Send it back. That's all you had to say.

I had two SIG Sauer pistols a P226 and a P229 from 2010 and they were functioning beasts, but ticking time bombs.

Are you the original owner? If you're not, too bad. You're stuck. SIG will NOT work with you on fixing the issue unless you're the original buyer of the pistol.

I had a huge issue with SIG Sauer last year that left me with little to no desire to be their dedicated customer. I have since moved all my chips to Heckler and Koch. I own one SIG pistol, the P229 Elite Dark and might, might, might get another P226. Why? Shot them for 10 years and love the way they shoot. But their customer service and fessing up to making a bad product or two leaves little to be desired. Even when you have one of the best gun smiths in the country in your corner.


So, try to send it back to them if you're the first buyer. If not, do the dance I did.
 
Oh man. By saying it was made in 2010, I'm going to assume that you're not original owner.

As Constantine said, you have zero warranty on the gun. They may be willing to look at it, but you will have to pay shipping and also $55 just for them to inspect it. Then you will have to pay for any potential corrections necessary.

After their poor customer service experiences, I also dumped all of my Sigs. I was a huge fan of the P229 and the P320 Compact.... but I just couldn't stand behind a company that won't stand behind their products or their customers.

I wish you the best of luck in getting your issue resolved. If it were up to me, I'd probably try to sell the gun for what you can get and move to something like a P30L or USP.

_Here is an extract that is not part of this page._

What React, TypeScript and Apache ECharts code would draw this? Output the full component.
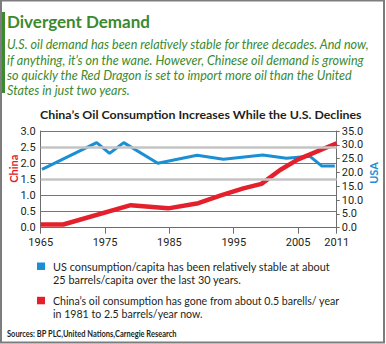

If you are the original owner, you should have better luck. For future reference, never buy a used Sig unless you have thoroughly tested it yourself and/or are confident that you can work on the gun to resolve any issues yourself.
 
Before you send it back to Sig, take it to a competent gunsmith and have him go through it. It sounds like a problem with one of the fire control parts, but I would just be guessing. I have had guns fail to fire (fail to drop the hammer on trigger pull) for reasons stemming from a chipped/worn sear to hidden gunk that can only be found on a complete tear-down.

The last gun I experienced the occasional failure to fire on a trigger pull was my STI custom 2011. The gunsmith charged me something like $120 to replace a worn sear, which included the price of a good quality sear. It functions perfectly and is smooth as glass. Money well spent.
 
If you are thinking about putting an SRT in it you might go ahead and do that. There is a decent chance that the issue could be with one of the parts you are replacing with the SRT and you could kill two birds with one stone. There is no guarantee that will fix it though.